Municipal building in Colindale, London, England

2 Bristol Avenue is a municipal building in Bristol Avenue, Colindale, London. It is the administrative headquarters of Barnet London Borough Council.

==History==
The building was commissioned to replace Barnet House in Whetstone as the administrative headquarters of Barnet London Borough Council. Civic leaders had deemed the building in Whetstone as uneconomic to operate as they sought to save circa £1 million a year in accommodation costs. The site that they selected for the new building had previously been part of Hendon Aerodrome, until it was closed in 1968, and was designated by the council as a regeneration area.

Construction work on the new nine-storey building commenced in December 2016. It was designed by Hawkins\Brown in the modern style, built by Galliford Try in concrete, brick and glass at a cost of £36 million and was completed in September 2019.

The scheme used post-tensioned concrete slabs, which were externally visible, on each of the floors. Internally, the principal spaces were the offices for 1,400 council staff, a recreation terrace on the 4th floor where staff could congregate and a cafe.

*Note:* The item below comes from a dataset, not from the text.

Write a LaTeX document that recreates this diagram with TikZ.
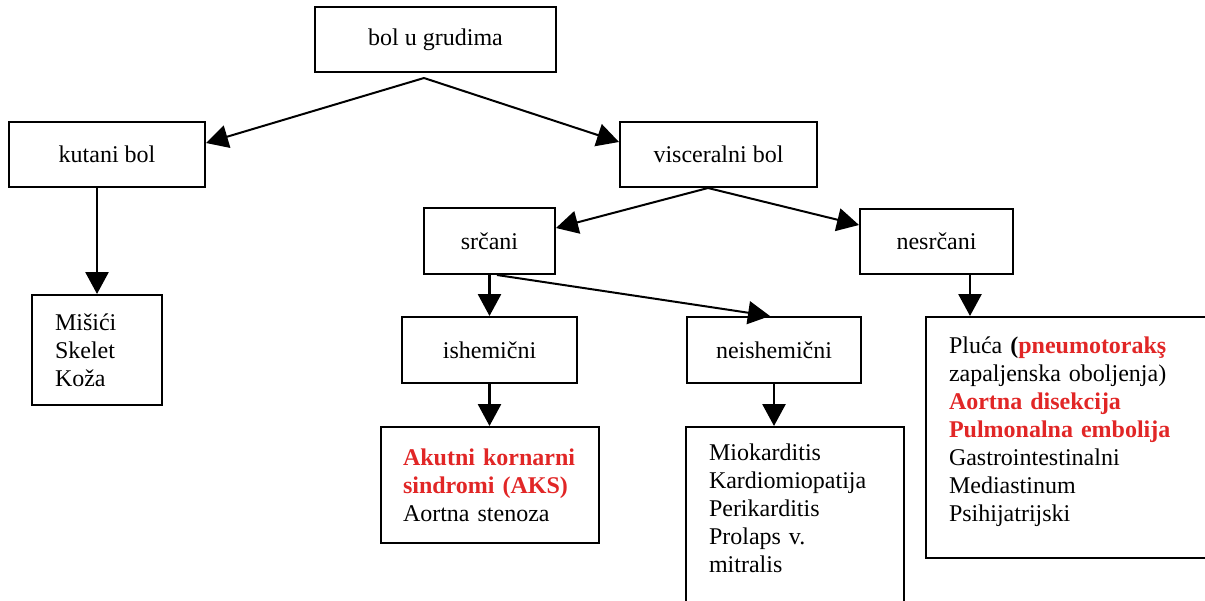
\documentclass[tikz,border=0pt]{standalone}
\usepackage{fontspec}
\setmainfont{Liberation Serif}
\usepackage{tikz}
\usetikzlibrary{arrows.meta}
\definecolor{akcent}{RGB}{225,38,38}
\newcommand{\hl}[1]{\textcolor{akcent}{\textbf{#1}}}

\begin{document}
\begin{tikzpicture}
	[x=0.5pt, y=-0.5pt, thick,
	every node/.style={font=\fontsize{12}{14}\selectfont},
	box/.style={draw, line width=1pt, inner sep=0pt},
	listbox/.style={box, align=left},
	arr/.style={-{Triangle[length=11pt,width=11.5pt]}, line width=1pt},
	down/.style={arr, line width=1.4pt}]
	\useasboundingbox (0,0) rectangle (1205,600);
	% levels
	\node[box, minimum width=120.5pt, minimum height=32.5pt] (gruds) at (435.5,39.5) {bol u grudima};
	\node[box, minimum width=98pt, minimum height=32.5pt] (kutani) at (107,154.5) {kutani bol};
	\node[box, minimum width=98.5pt, minimum height=32.5pt] (visceral) at (718.5,154.5) {visceralni bol};
	\node[box, minimum width=65.5pt, minimum height=33pt] (srcani) at (489.5,241) {srčani};
	\node[box, minimum width=76.5pt, minimum height=32.5pt] (nesrcani) at (936.5,241.5) {nesrčani};
	\node[box, minimum width=87.5pt, minimum height=33pt] (ishem) at (489.5,350) {ishemični};
	\node[box, minimum width=87pt, minimum height=33pt] (neishem) at (774,350) {neishemični};
	% lists
	\node[listbox, minimum width=65pt, minimum height=55pt, text width=42pt] (kutlist) at (97,350)
		{Mišići\\Skelet\\Koža};
	\node[listbox, minimum width=109pt, minimum height=58pt, text width=87pt] (aks) at (490,485)
		{\hl{Akutni kornarni}\\\hl{sindromi (AKS)}\\Aortna stenoza};
	\node[listbox, minimum width=109pt, minimum height=91.5pt, text width=86pt] (miok) at (795,518.5)
		{Miokarditis\\Kardiomiopatija\\Perikarditis\\Prolaps v.\\mitralis\rule[-10pt]{0pt}{0pt}};
	\node[listbox, minimum width=157pt, minimum height=120.5pt, text width=134pt] (pluca) at (1083,437.5)
		{Pluća \textbf{(}\hl{pneumotorakş}\\zapaljenska oboljenja)\\\hl{Aortna disekcija}\\\hl{Pulmonalna embolija}\\Gastrointestinalni\\Mediastinum\\Psihijatrijski\rule[-8pt]{0pt}{0pt}};
	% connectors
	\coordinate (gsplit) at (424,78);
	\draw[arr] (gsplit) -- ([yshift=5.75pt]kutani.east);
	\draw[arr] (gsplit) -- ([yshift=6.25pt]visceral.west);
	\draw[arr] ([xshift=-5.25pt]visceral.south) -- ([yshift=6.5pt]srcani.east);
	\draw[arr] ([xshift=-5.25pt]visceral.south) -- ([yshift=8.25pt]nesrcani.west);
	\draw[down] (kutani.south -| kutlist.north) -- (kutlist.north);
	\draw[down] (srcani.south) -- (ishem.north);
	\draw[arr] ([xshift=3.75pt]srcani.south) -- ([xshift=-2pt]neishem.north);
	\draw[down] ([xshift=16.75pt]nesrcani.south) -- ([xshift=16.75pt]nesrcani.south |- pluca.north);
	\draw[down] (ishem.south) -- (ishem.south |- aks.north);
	\draw[down] (neishem.south) -- (neishem.south |- miok.north);
\end{tikzpicture}
\end{document}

A new public area, to be known as Patterson Square, was established in front of the building on the corner of Bristol Avenue and Grahame Park Way. The public area, which involved provision of public seating, landscaping and a flagpole, was named after Gabrielle Patterson, who was the UK's first woman flying instructor. The choice of name was also intended to recall the connection with Hendon Aerodrome. Patterson instructed trainees on various aircraft included the de Havilland Mosquito and the Vickers Wellington during the Second World War.